Home | About | Sematext search-lucene.com search-hadoop.com
 Search Hadoop and all its subprojects:

Switch to Threaded View
Accumulo >> mail # user >> How to remove entire row at the server side?


Copy link to this message
-
Re: How to remove entire row at the server side?
Is there a typo in the package name?  One place says "com" and the other
"org".
On Wed, Nov 6, 2013 at 12:37 PM, Terry P. <[EMAIL PROTECTED]> wrote:

> Hi William, many thanks for the explanation of scan time versus compaction
> time. I'll look through the classes again and note where the remove versus
> suppress wordings are used and open a ticket.
>
> As mentioned, I only dabble in java, but regardless of that fact at this
> point I'm the one that has to get this done. I've hobbled together my first
> attempt, but I get the following error where I try to add it as a scan
> iterator for testing:
>
> root@meta> setiter -class
> org.esa.accumulo.iterators.ExpirationTimestampPurgeFilter -n expTsFilter -p
> 20 -scan -t itertest
> 2013-11-06 14:06:34,914 [shell.Shell] ERROR:
> org.apache.accumulo.core.util.shell.ShellCommandException: Command could
> not be initialized (Servers are unable to load
> org.esa.accumulo.iterators.ExpirationTimestampPurgeFilter as type
> org.apache.accumulo.core.iterators.SortedKeyValueIterator)
>
> Here's my source.  Note that the value stored in the expTs ColFam is in
> the format "yyyyMMddHHmmssS", which I convert to a long for a direct
> comparison to System.currentTimeMillis().
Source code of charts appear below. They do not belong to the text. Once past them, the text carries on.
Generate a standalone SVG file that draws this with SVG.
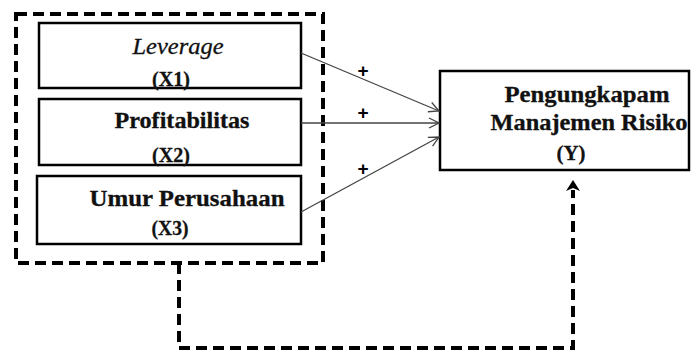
<svg xmlns="http://www.w3.org/2000/svg" width="691" height="356" viewBox="0 0 691 356">
<style>
.box{fill:#fff;stroke:#000;stroke-width:2.5}
.t{font-family:"Liberation Serif","Times New Roman",serif;font-weight:bold;font-size:23px;fill:#111;stroke:#111;stroke-width:0.3}
.s{font-size:21px}
.i{font-style:italic;font-weight:normal;font-size:24px}
.dash{fill:none;stroke:#000;stroke-width:4;stroke-dasharray:11 6}
.ln{fill:none;stroke:#444;stroke-width:1.3}
.plus{font-family:"Liberation Sans",Arial,sans-serif;font-weight:bold;font-size:19px;fill:#000}
</style>
<defs>
<marker id="open" markerWidth="12" markerHeight="12" refX="11" refY="6" orient="auto" markerUnits="userSpaceOnUse">
<path d="M1,1 L11,6 L1,11" fill="none" stroke="#444" stroke-width="1.3"/>
</marker>
</defs>
<g id="group">
<rect class="dash" x="16" y="14" width="307" height="249"/>
</g>
<g id="x1">
<rect class="box" x="39" y="23" width="262" height="65"/>
<text class="t i" x="178" y="54" text-anchor="middle" textLength="91" lengthAdjust="spacingAndGlyphs">Leverage</text>
<text class="t s" x="171" y="86" text-anchor="middle" textLength="38" lengthAdjust="spacingAndGlyphs">(X1)</text>
</g>
<g id="x2">
<rect class="box" x="39" y="99" width="262" height="66"/>
<text class="t" x="182" y="128" text-anchor="middle" textLength="135" lengthAdjust="spacingAndGlyphs">Profitabilitas</text>
<text class="t s" x="171" y="162" text-anchor="middle" textLength="38" lengthAdjust="spacingAndGlyphs">(X2)</text>
</g>
<g id="x3">
<rect class="box" x="37" y="176" width="264" height="68"/>
<text class="t" x="187" y="206" text-anchor="middle" textLength="195" lengthAdjust="spacingAndGlyphs">Umur Perusahaan</text>
<text class="t s" x="170" y="235" text-anchor="middle" textLength="37" lengthAdjust="spacingAndGlyphs">(X3)</text>
</g>
<g id="y">
<rect class="box" x="440" y="71" width="249" height="99"/>
<text class="t" x="587" y="102" text-anchor="middle" textLength="165" lengthAdjust="spacingAndGlyphs">Pengungkapam</text>
<text class="t" x="589" y="130" text-anchor="middle" textLength="197" lengthAdjust="spacingAndGlyphs">Manajemen Risiko</text>
<text class="t s" x="571" y="160" text-anchor="middle" textLength="29" lengthAdjust="spacingAndGlyphs">(Y)</text>
</g>
<g id="connectors">
<line class="ln" x1="301" y1="53" x2="439" y2="111" marker-end="url(#open)"/>
<line class="ln" x1="301" y1="123" x2="439" y2="123" marker-end="url(#open)"/>
<line class="ln" x1="301" y1="212" x2="439" y2="137" marker-end="url(#open)"/>
<path class="dash" d="M179,263 V348 H573 V190" stroke-width="3.5"/>
<path d="M573,180 L580,191 L573,188 L566,191 Z" fill="#000"/>
<text class="plus" x="363" y="77" text-anchor="middle">+</text>
<text class="plus" x="363" y="119" text-anchor="middle">+</text>
<text class="plus" x="363" y="175" text-anchor="middle">+</text>
</g>
</svg>
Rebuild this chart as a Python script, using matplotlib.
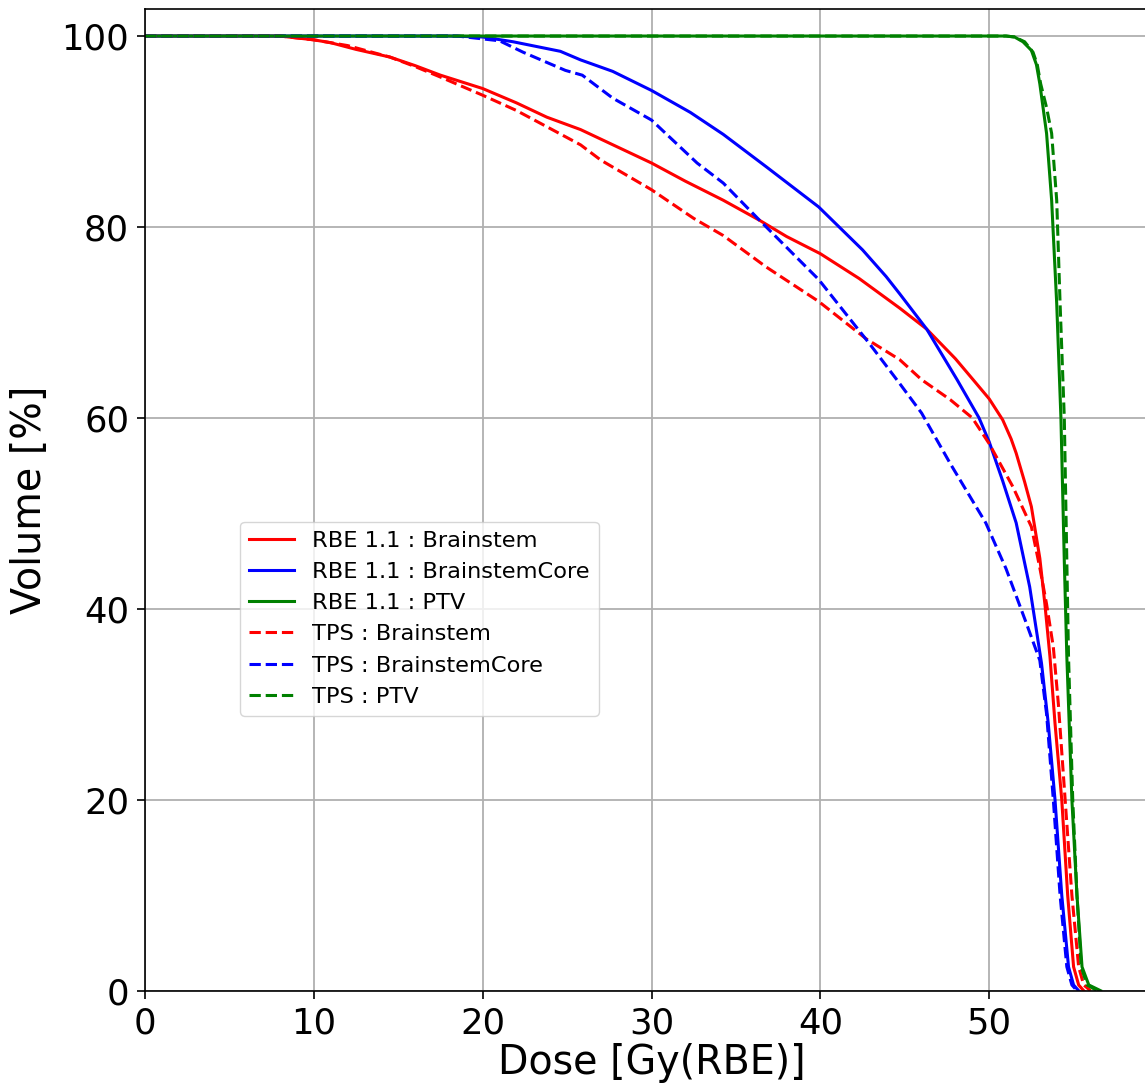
import matplotlib
matplotlib.use("Agg")
import matplotlib.pyplot as plt

# ---- data ----
rbe_brainstem_dose = [0, 8, 10, 11, 12.5, 14.5, 16, 17.5, 20, 22, 23.8, 25.8, 27, 30, 32,
                      34.25, 36.4, 38, 40, 42.3, 44.7, 46.3, 48, 49.05, 50, 50.8, 51.3, 51.6,
                      52.1, 52.5, 53.0, 53.3, 53.6, 53.9, 54.3, 54.65, 55.0, 55.3, 55.6]
rbe_brainstem_vol = [100, 100, 99.6, 99.3, 98.6, 97.8, 96.9, 95.9, 94.5, 93.0, 91.5, 90.2,
                     89.2, 86.7, 84.8, 82.8, 80.7, 79.0, 77.2, 74.6, 71.5, 69.3, 66.2, 64.0,
                     62.0, 59.8, 57.8, 56.3, 53.3, 50.7, 45.3, 40.5, 35.0, 28.0, 20.0, 10.0,
                     2.5, 0.6, 0]

tps_brainstem_dose = [0, 8, 10, 12, 14.5, 16, 17.5, 20, 22, 23.8, 25.8, 27, 30, 32.5, 34.25,
                      36.8, 39.9, 42.7, 44.7, 46, 47.7, 49, 50, 51.4, 52.5, 53.0, 53.4,
                      53.8, 54.1, 54.5, 54.9, 55.3, 55.6, 56.0]
tps_brainstem_vol = [100, 100, 99.6, 99.0, 97.8, 96.8, 95.7, 93.8, 92.2, 90.5, 88.6, 87.0,
                     83.9, 80.9, 79.1, 75.8, 72.2, 68.3, 66.1, 64.0, 61.9, 60.0, 57.3, 52.8,
                     48.6, 44.3, 40.5, 36.0, 30.0, 20.0, 10.0, 2.5, 0.6, 0]

rbe_core_dose = [0, 18, 20, 21.8, 24.6, 25.8, 27.7, 30, 32.3, 34.25, 36.8, 39.9, 42.5, 43.9,
                 44.7, 46.3, 48.1, 49.4, 50, 50.8, 51.6, 52.4, 53.1, 53.5, 53.9, 54.3, 54.7,
                 55.0, 55.3]
rbe_core_vol = [100, 100, 99.9, 99.4, 98.4, 97.5, 96.3, 94.3, 92.0, 89.7, 86.3, 82.1, 77.6,
                74.8, 73.0, 69.3, 64.0, 60.0, 57.5, 53.4, 49.0, 42.3, 34.3, 28.0, 20.0, 10.0,
                2.5, 0.6, 0]

tps_core_dose = [0, 18.5, 21.0, 22.4, 24.9, 25.9, 27.7, 30, 32.7, 34.25, 36.4, 39.9, 42.9,
                 44.7, 46, 47.7, 49.8, 51.0, 52.2, 53.0, 53.4, 53.8, 54.2, 54.6, 54.9, 55.2]
tps_core_vol = [100, 100, 99.5, 98.3, 96.4, 95.9, 93.5, 91.2, 86.7, 84.6, 80.7, 74.5, 67.8,
                63.6, 60.5, 55.2, 49.0, 44.2, 38.5, 34.6, 29.0, 20.0, 10.0, 2.5, 0.6, 0]

rbe_ptv_dose = [0, 51.0, 51.5, 52.0, 52.5, 52.8, 53.0, 53.4, 53.7, 54.0, 54.25, 54.45, 54.6,
                54.9, 55.2, 55.5, 55.9, 56.6]
rbe_ptv_vol = [100, 100, 99.9, 99.4, 98.5, 97.0, 95.0, 89.8, 82.8, 72.0, 60.0, 45.0, 35.0,
               20.0, 10.0, 2.5, 0.6, 0]

tps_ptv_dose = [0, 51.0, 51.5, 52.1, 52.6, 52.85, 53.05, 53.4, 53.7, 54.0, 54.2, 54.45, 54.6,
                54.7, 54.95, 55.2, 55.45, 55.8, 56.4]
tps_ptv_vol = [100, 100, 99.9, 99.4, 98.3, 97.0, 95.0, 92.5, 89.8, 82.8, 72.0, 60.0, 45.0,
               35.0, 20.0, 10.0, 2.5, 0.6, 0]

labels = ["RBE 1.1 : Brainstem", "RBE 1.1 : BrainstemCore", "RBE 1.1 : PTV",
          "TPS : Brainstem", "TPS : BrainstemCore", "TPS : PTV"]
x_ticks = [0, 10, 20, 30, 40, 50]
y_ticks = [0, 20, 40, 60, 80, 100]

# ---- figure ----
W, H = 1145, 1086
fig = plt.figure(figsize=(W / 100, H / 100), dpi=100)
left = 145 / W
right = 1158 / W
bottom = (H - 990.7) / H
top = (H - 9.3) / H
ax = fig.add_axes([left, bottom, right - left, top - bottom])

lw = 2.2
series = [
    (rbe_brainstem_dose, rbe_brainstem_vol, "red", "-"),
    (rbe_core_dose, rbe_core_vol, "blue", "-"),
    (rbe_ptv_dose, rbe_ptv_vol, "green", "-"),
    (tps_brainstem_dose, tps_brainstem_vol, "red", "--"),
    (tps_core_dose, tps_core_vol, "blue", "--"),
    (tps_ptv_dose, tps_ptv_vol, "green", "--"),
]
for (d, v, c, ls), lab in zip(series, labels):
    ax.plot(d, v, color=c, linestyle=ls, linewidth=lw, label=lab)

ax.set_xlim(0, 60)
ax.set_ylim(0, 102.8)
ax.set_xticks(x_ticks)
ax.set_yticks(y_ticks)
ax.grid(True, color="#b0b0b0", linewidth=1.3)
ax.set_axisbelow(True)
for s in ax.spines.values():
    s.set_linewidth(1.2)
ax.tick_params(labelsize=25.5, length=5.8, width=1.2, pad=5.6)
ax.set_xlabel("Dose [Gy(RBE)]", fontsize=28.5, labelpad=2)
ax.set_ylabel("Volume [%]", fontsize=28.5, labelpad=8)

ax.legend(loc="upper left", bbox_to_anchor=(0.094, 0.478), borderaxespad=0,
          fontsize=16.2, handlelength=2.0, labelspacing=0.5)

fig.savefig("out.png", dpi=100)
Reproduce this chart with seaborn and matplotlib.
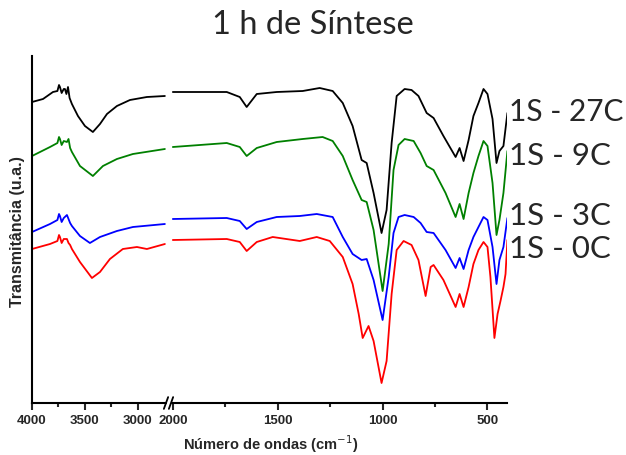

I only overrode the init and
> acceptRow methods, hoping the others would work as-is from the base class.
>
> One clarification: turns out expTs is the ColumnFamily, and the ingest app
> does not assign a ColumnQualifier for expTs. So to amend my prior table
> layout (including the datetime format):
>
>
> Format: Key:CF:CQ:Value
> abc:data:title:"My fantastic data"
> abc:data:content:<bytedata>
> abc:creTs::20130804171412445
> abc:*expTs*::20131104171412445
> ... 6-8 more columns of data per row ...
>
> where *expTs* is the ColumnFamily to determine if the entire row should
> be removed based on whether its value is <= NOW.  If a row has not yet been
> assigned an expiration date, expTs will not be set and the ColumnFamily
> will not yet be present.  Seems like an odd choice to use distinct Column
> Families, without Column Qualifiers, but that's how the ingest app was done.
>
> I greatly appreciate any advice you can provide.
>
> package com.esa.accumulo.iterators;
>
> import java.io.IOException;
> import java.text.ParseException;
> import java.text.SimpleDateFormat;
> import java.util.Date;
> import java.util.Map;
>
> import org.apache.accumulo.core.data.Key;
> import org.apache.accumulo.core.data.Value;
> import org.apache.accumulo.core.iterators.IteratorEnvironment;
> import org.apache.accumulo.core.iterators.SortedKeyValueIterator;
> import org.apache.accumulo.core.iterators.user.RowFilter;
>
> /**
>  * A filter that removes rows based on the column designated as the
> "expiration timestamp" column family.
>  *
>  * It removes the row if the value in the expirationTimestamp column is
> less than currentTime.
>  *
>  * TODO: The designation of the expirationTimestamp ColumnFamily and its
> DateFormat is
>  * set in the iterator options when the iterator is applied to the table.
> (For
>  * now it is hardcoded to match the format used in the Solr-Accumulo
> plugin)
>  */
> public class ExpirationTimestampPurgeFilter extends RowFilter {
>   private long currentTime;
>   // TODO: make accumuloDateFormat settable via Iterator Options
>   // Date Format for Expiration Timestamp ColumnFamily stored in Accumulo
>   private String expTsDateFormat = "yyyyMMddHHmmssS";
>   SimpleDateFormat df = new SimpleDateFormat(expTsDateFormat);
>
>   // TODO: make expTs settable via Iterator Options
>   // ColumnFamily containing Expiration Timestamp value (note ingest app
>   // did NOT assign a ColumnQualifier, only a ColumnFamily)
>   private String expTsColFam = "expTs";
>
>   @Override
>   public boolean acceptRow(SortedKeyValueIterator<Key, Value> rowIterator)
>     throws IOException {
>
>     if
> (rowIterator.getTopKey().getColumnFamily().toString().equals(expTsColFam)) {
>        Date expTsDate = null;
>        try {
>          expTsDate = df.parse(rowIterator.getTopValue().toString());